Our current environment supports MSVC 2015, the new one will support 2019.
Ambisonics support is also interesting ...
https://people.xiph.org/~jm/opus/opus-1.3/ (headline "Ambisonics")
am i missing a doc that says how to setup the development environment??
https://wiki.mumble.info/wiki/BuildingWindows But be warned: It's a PITA with the old build env. The new one will arrive somewhat soon-ish so maybe you want to wait for that to happen...
Ambisonics support is also interesting ...
Definitely interesting but the amount of channels required for that would be comparatively big... But maybe as an optional feature it could be very interesting. I think however that this is better suited to its own issue :)
horizontal 1st order ambisonics is 3 channels, that is only one channel more than stereo :)
I would like this because I use mumble to route audio over the network using JACK.
I know this is unlikely to ever actually be added, but I felt the need to put in a request.

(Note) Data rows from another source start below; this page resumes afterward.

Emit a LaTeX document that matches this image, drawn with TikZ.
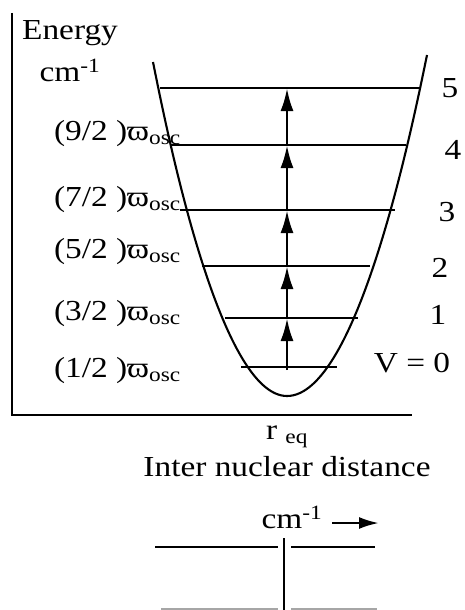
\documentclass[tikz,border=0pt]{standalone}
\usepackage{fontspec}
\setmainfont{Liberation Serif}[FakeStretch=1.15]
\usetikzlibrary{arrows.meta}
\tikzset{
  lbl/.style={font=\fontsize{29}{32}\selectfont, inner sep=0pt},
  level/.style={line width=2.2pt},
  jump/.style={line width=2.8pt, -{Latex[length=23pt, width=13pt]}}
}
\begin{document}
\begin{tikzpicture}[x=1pt, y=-1pt, line width=2.1pt, every node/.style={lbl}]
  \useasboundingbox (0,0) rectangle (464,610);
  % axes
  \coordinate (ax-top) at (12,13);
  \coordinate (ax-o) at (12,415);
  \coordinate (ax-end) at (412,415);
  \draw[line width=2.6pt] (ax-top) -- (ax-o) -- (ax-end);
  \node (energy) at (70,33) {Energy};
  \node (unit) at (70,70) {cm\textsuperscript{-1}};
  % potential well
  \coordinate (well-l) at (153,62);
  \coordinate (well-b) at (287,396);
  \coordinate (well-r) at (427,55);
  \draw (well-l) parabola bend (well-b) (well-r);
  % levels
  \foreach \v/\yy/\xl/\xr in {0/367/241/337, 1/318/225/358, 2/266/202/370,
      3/210/180/395, 4/145/171/406, 5/88/160/421}
    {
    \coordinate (l-\v-w) at (\xl,\yy);
    \coordinate (l-\v-e) at (\xr,\yy);
    \coordinate (l-\v) at (287,\yy);
    \draw[level] (l-\v-w) -- (l-\v-e);
    }
  \coordinate (l-start) at (287,370);
  \draw[jump] (l-start) -- (l-1);
  \foreach \v/\n in {1/2, 2/3, 3/4, 4/5}
    \draw[jump] (l-\v) -- (l-\n);
  % quantum numbers
  \foreach \v/\xx/\yy in {5/450/88, 4/453/150, 3/447/212, 2/440/268, 1/438/315}
    \node (n-\v) at (\xx,\yy) {\v};
  \node (n-0) at (412,363) {V = 0};
  % energies
  \foreach \k/\yy in {1/371, 3/314, 5/252, 7/200, 9/134}
    \node[anchor=west] (e-\k) at (53,\yy) {(\k/2 )ϖ\textsubscript{osc}};
  \node (req) at (287,437) {r \textsubscript{eq}};
  \node (dist) at (287,467) {Inter nuclear distance};
  % spectrum
  \node (spec) at (292,517) {cm\textsuperscript{-1}};
  \coordinate (sp-a) at (332,523);
  \coordinate (sp-b) at (379,523);
  \draw[line width=2.6pt, -{Latex[length=20pt, width=12pt]}] (sp-a) -- (sp-b);
  \coordinate (sp-t) at (284,538);
  \coordinate (sp-d) at (284,610);
  \draw[line width=2.6pt] (sp-t) -- (sp-d);
  \draw[line width=2.6pt] (155,547) -- (278,547);
  \draw[line width=2.6pt] (291,547) -- (375,547);
  \draw[gray!70] (161,609) -- (278,609);
  \draw[gray!70] (291,609) -- (377,609);
\end{tikzpicture}
\end{document}
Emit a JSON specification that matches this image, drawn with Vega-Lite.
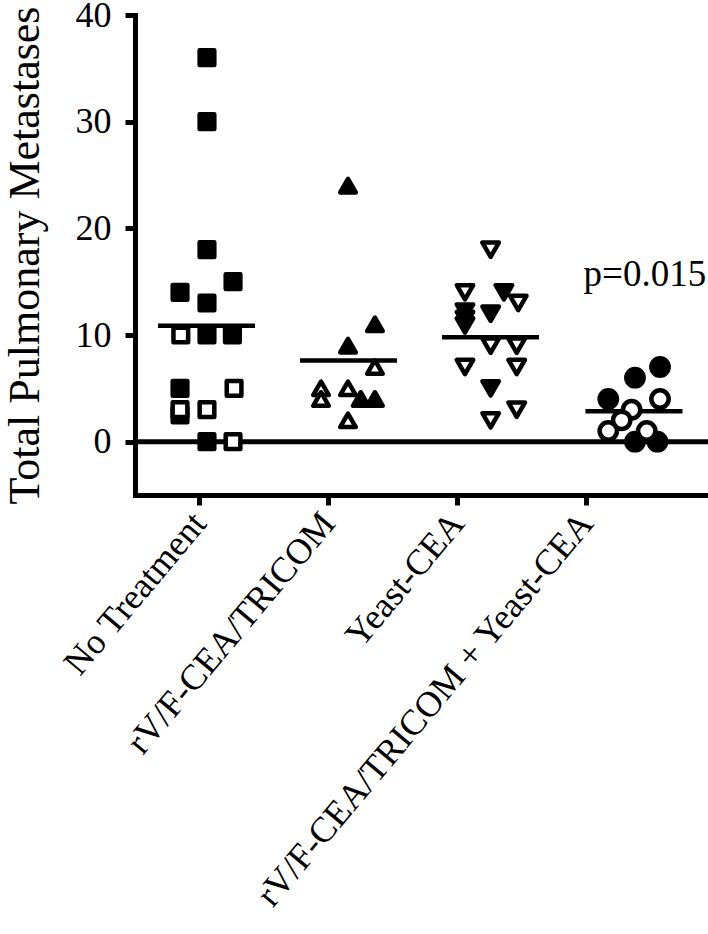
{
  "$schema": "https://vega.github.io/schema/vega-lite/v6.json",
  "width": 573,
  "height": 480,
  "autosize": {"type": "none"},
  "padding": {"left": 135, "top": 15, "right": 0, "bottom": 439},
  "background": "white",
  "config": {
    "view": {"stroke": null},
    "font": "Liberation Serif",
    "axis": {"grid": false, "domainColor": "black", "tickColor": "black", "labelColor": "black", "titleColor": "black", "labelFont": "Liberation Serif", "titleFont": "Liberation Serif", "domainCap": "square"},
    "axisY": {"domainWidth": 5, "tickWidth": 5, "tickSize": 10, "labelFontSize": 36, "labelPadding": 14, "titleFontSize": 44, "titleFontWeight": "normal", "titlePadding": 28},
    "axisX": {"domainWidth": 5, "tickWidth": 5, "tickSize": 10, "labelFontSize": 36, "labelAngle": -50, "labelPadding": 12, "labelAlign": "right", "labelBaseline": "middle", "labelLimit": 0}
  },
  "datasets": {
    "points": [
      {"group": "No Treatment", "value": 36, "marker": "filled", "jitter": 0.058},
      {"group": "No Treatment", "value": 30, "marker": "filled", "jitter": 0.058},
      {"group": "No Treatment", "value": 18, "marker": "filled", "jitter": 0.058},
      {"group": "No Treatment", "value": 15, "marker": "filled", "jitter": 0.26},
      {"group": "No Treatment", "value": 14, "marker": "filled", "jitter": -0.151},
      {"group": "No Treatment", "value": 13, "marker": "filled", "jitter": 0.058},
      {"group": "No Treatment", "value": 10, "marker": "filled", "jitter": 0.058},
      {"group": "No Treatment", "value": 10, "marker": "filled", "jitter": 0.255},
      {"group": "No Treatment", "value": 5, "marker": "filled", "jitter": -0.151},
      {"group": "No Treatment", "value": 2.5, "marker": "filled", "jitter": -0.151},
      {"group": "No Treatment", "value": 0, "marker": "filled", "jitter": 0.058},
      {"group": "No Treatment", "value": 10, "marker": "open", "jitter": -0.145},
      {"group": "No Treatment", "value": 5, "marker": "open", "jitter": 0.268},
      {"group": "No Treatment", "value": 3, "marker": "open", "jitter": -0.151},
      {"group": "No Treatment", "value": 3, "marker": "open", "jitter": 0.058},
      {"group": "No Treatment", "value": 0, "marker": "open", "jitter": 0.26},
      {"group": "rV/F-CEA/TRICOM", "value": 24, "marker": "filled", "jitter": 0.151},
      {"group": "rV/F-CEA/TRICOM", "value": 11, "marker": "filled", "jitter": 0.36},
      {"group": "rV/F-CEA/TRICOM", "value": 9, "marker": "filled", "jitter": 0.151},
      {"group": "rV/F-CEA/TRICOM", "value": 4, "marker": "filled", "jitter": 0.25},
      {"group": "rV/F-CEA/TRICOM", "value": 4, "marker": "filled", "jitter": 0.36},
      {"group": "rV/F-CEA/TRICOM", "value": 7, "marker": "open", "jitter": 0.36},
      {"group": "rV/F-CEA/TRICOM", "value": 5, "marker": "open", "jitter": -0.058},
      {"group": "rV/F-CEA/TRICOM", "value": 4, "marker": "open", "jitter": -0.058},
      {"group": "rV/F-CEA/TRICOM", "value": 5, "marker": "open", "jitter": 0.151},
      {"group": "rV/F-CEA/TRICOM", "value": 2, "marker": "open", "jitter": 0.151},
      {"group": "Yeast-CEA", "value": 18, "marker": "open", "jitter": 0.257},
      {"group": "Yeast-CEA", "value": 14, "marker": "open", "jitter": 0.058},
      {"group": "Yeast-CEA", "value": 13, "marker": "open", "jitter": 0.471},
      {"group": "Yeast-CEA", "value": 9, "marker": "open", "jitter": 0.257},
      {"group": "Yeast-CEA", "value": 9, "marker": "open", "jitter": 0.459},
      {"group": "Yeast-CEA", "value": 7, "marker": "open", "jitter": 0.058},
      {"group": "Yeast-CEA", "value": 7, "marker": "open", "jitter": 0.459},
      {"group": "Yeast-CEA", "value": 3, "marker": "open", "jitter": 0.459},
      {"group": "Yeast-CEA", "value": 2, "marker": "open", "jitter": 0.257},
      {"group": "Yeast-CEA", "value": 14, "marker": "filled", "jitter": 0.36},
      {"group": "Yeast-CEA", "value": 12.2, "marker": "filled", "jitter": 0.058},
      {"group": "Yeast-CEA", "value": 11.5, "marker": "filled", "jitter": 0.058},
      {"group": "Yeast-CEA", "value": 10.9, "marker": "filled", "jitter": 0.058},
      {"group": "Yeast-CEA", "value": 12, "marker": "filled", "jitter": 0.257},
      {"group": "Yeast-CEA", "value": 5, "marker": "filled", "jitter": 0.257},
      {"group": "rV/F-CEA/TRICOM + Yeast-CEA", "value": 7, "marker": "filled", "jitter": 0.57},
      {"group": "rV/F-CEA/TRICOM + Yeast-CEA", "value": 6, "marker": "filled", "jitter": 0.376},
      {"group": "rV/F-CEA/TRICOM + Yeast-CEA", "value": 4, "marker": "filled", "jitter": 0.169},
      {"group": "rV/F-CEA/TRICOM + Yeast-CEA", "value": 0, "marker": "filled", "jitter": 0.376},
      {"group": "rV/F-CEA/TRICOM + Yeast-CEA", "value": 0, "marker": "filled", "jitter": 0.55},
      {"group": "rV/F-CEA/TRICOM + Yeast-CEA", "value": 4, "marker": "open", "jitter": 0.57},
      {"group": "rV/F-CEA/TRICOM + Yeast-CEA", "value": 3, "marker": "open", "jitter": 0.35},
      {"group": "rV/F-CEA/TRICOM + Yeast-CEA", "value": 2, "marker": "open", "jitter": 0.273},
      {"group": "rV/F-CEA/TRICOM + Yeast-CEA", "value": 1, "marker": "open", "jitter": 0.169},
      {"group": "rV/F-CEA/TRICOM + Yeast-CEA", "value": 1, "marker": "open", "jitter": 0.467}
    ],
    "means": [
      {"group": "No Treatment", "value": 10.86, "jitter": 0.054},
      {"group": "rV/F-CEA/TRICOM", "value": 7.6, "jitter": 0.155},
      {"group": "Yeast-CEA", "value": 9.8, "jitter": 0.256},
      {"group": "rV/F-CEA/TRICOM + Yeast-CEA", "value": 2.84, "jitter": 0.368}
    ],
    "notes": [
      {"group": "rV/F-CEA/TRICOM + Yeast-CEA", "value": 14.6, "jitter": 0.453, "label": "p=0.015"}
    ]
  },
  "layer": [
    {
      "data": {"values": [{}]},
      "mark": {"type": "rule", "strokeWidth": 5, "color": "black"},
      "encoding": {"y": {"datum": 0, "type": "quantitative"}}
    },
    {
      "data": {"name": "means"},
      "mark": {"type": "tick", "size": 97, "thickness": 4.5, "color": "black", "opacity": 1},
      "encoding": {
        "x": {"field": "group", "type": "nominal", "scale": {"domain": ["No Treatment", "rV/F-CEA/TRICOM", "Yeast-CEA", "rV/F-CEA/TRICOM + Yeast-CEA"], "paddingInner": 0, "paddingOuter": 0.221, "align": 0}, "axis": {"title": null}},
        "xOffset": {"field": "jitter", "type": "quantitative", "scale": {"domain": [-0.5, 0.5]}},
        "y": {"field": "value", "type": "quantitative", "scale": {"domain": [-5, 40], "nice": false, "zero": false}, "axis": {"values": [0, 10, 20, 30, 40], "title": "Total Pulmonary Metastases"}}
      }
    },
    {
      "data": {"name": "points"},
      "mark": {"type": "point", "filled": true, "stroke": "black", "strokeWidth": 4.5, "strokeJoin": "round", "opacity": 1, "fillOpacity": 1, "strokeOpacity": 1},
      "encoding": {
        "x": {"field": "group", "type": "nominal", "scale": {"domain": ["No Treatment", "rV/F-CEA/TRICOM", "Yeast-CEA", "rV/F-CEA/TRICOM + Yeast-CEA"], "paddingInner": 0, "paddingOuter": 0.221, "align": 0}, "axis": {"title": null}},
        "xOffset": {"field": "jitter", "type": "quantitative", "scale": {"domain": [-0.5, 0.5]}},
        "y": {"field": "value", "type": "quantitative", "scale": {"domain": [-5, 40], "nice": false, "zero": false}, "axis": {"values": [0, 10, 20, 30, 40], "title": "Total Pulmonary Metastases"}},
        "shape": {"field": "group", "type": "nominal", "scale": {"domain": ["No Treatment", "rV/F-CEA/TRICOM", "Yeast-CEA", "rV/F-CEA/TRICOM + Yeast-CEA"], "range": ["square", "triangle-up", "triangle-down", "circle"]}, "legend": null},
        "size": {"field": "group", "type": "nominal", "scale": {"domain": ["No Treatment", "rV/F-CEA/TRICOM", "Yeast-CEA", "rV/F-CEA/TRICOM + Yeast-CEA"], "range": [215, 300, 300, 250]}, "legend": null},
        "fill": {"field": "marker", "type": "nominal", "scale": {"domain": ["filled", "open"], "range": ["black", "white"]}, "legend": null}
      }
    },
    {
      "data": {"name": "notes"},
      "mark": {"type": "text", "fontSize": 37, "font": "Liberation Serif", "color": "black", "align": "center", "baseline": "alphabetic"},
      "encoding": {
        "x": {"field": "group", "type": "nominal", "scale": {"domain": ["No Treatment", "rV/F-CEA/TRICOM", "Yeast-CEA", "rV/F-CEA/TRICOM + Yeast-CEA"], "paddingInner": 0, "paddingOuter": 0.221, "align": 0}, "axis": {"title": null}},
        "xOffset": {"field": "jitter", "type": "quantitative", "scale": {"domain": [-0.5, 0.5]}},
        "y": {"field": "value", "type": "quantitative", "scale": {"domain": [-5, 40], "nice": false, "zero": false}},
        "text": {"field": "label"}
      }
    }
  ]
}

The vast majority of Teamspeak groups I've been in have, at some point, used a music bot. This lets everyone listen to the same music at the same time. You get to talk about it, comment about it, and just all round socialise together.
Similarly, we run a music bot on our mumble server. The difference being that mumble does not have support for stereo transmission, so it has to be transferred in mono which is just not as good for music.
The ability to transmit in stereo would be greatly appreciated. You could simply force it down to mono if the user is ever under the effect of positional audio.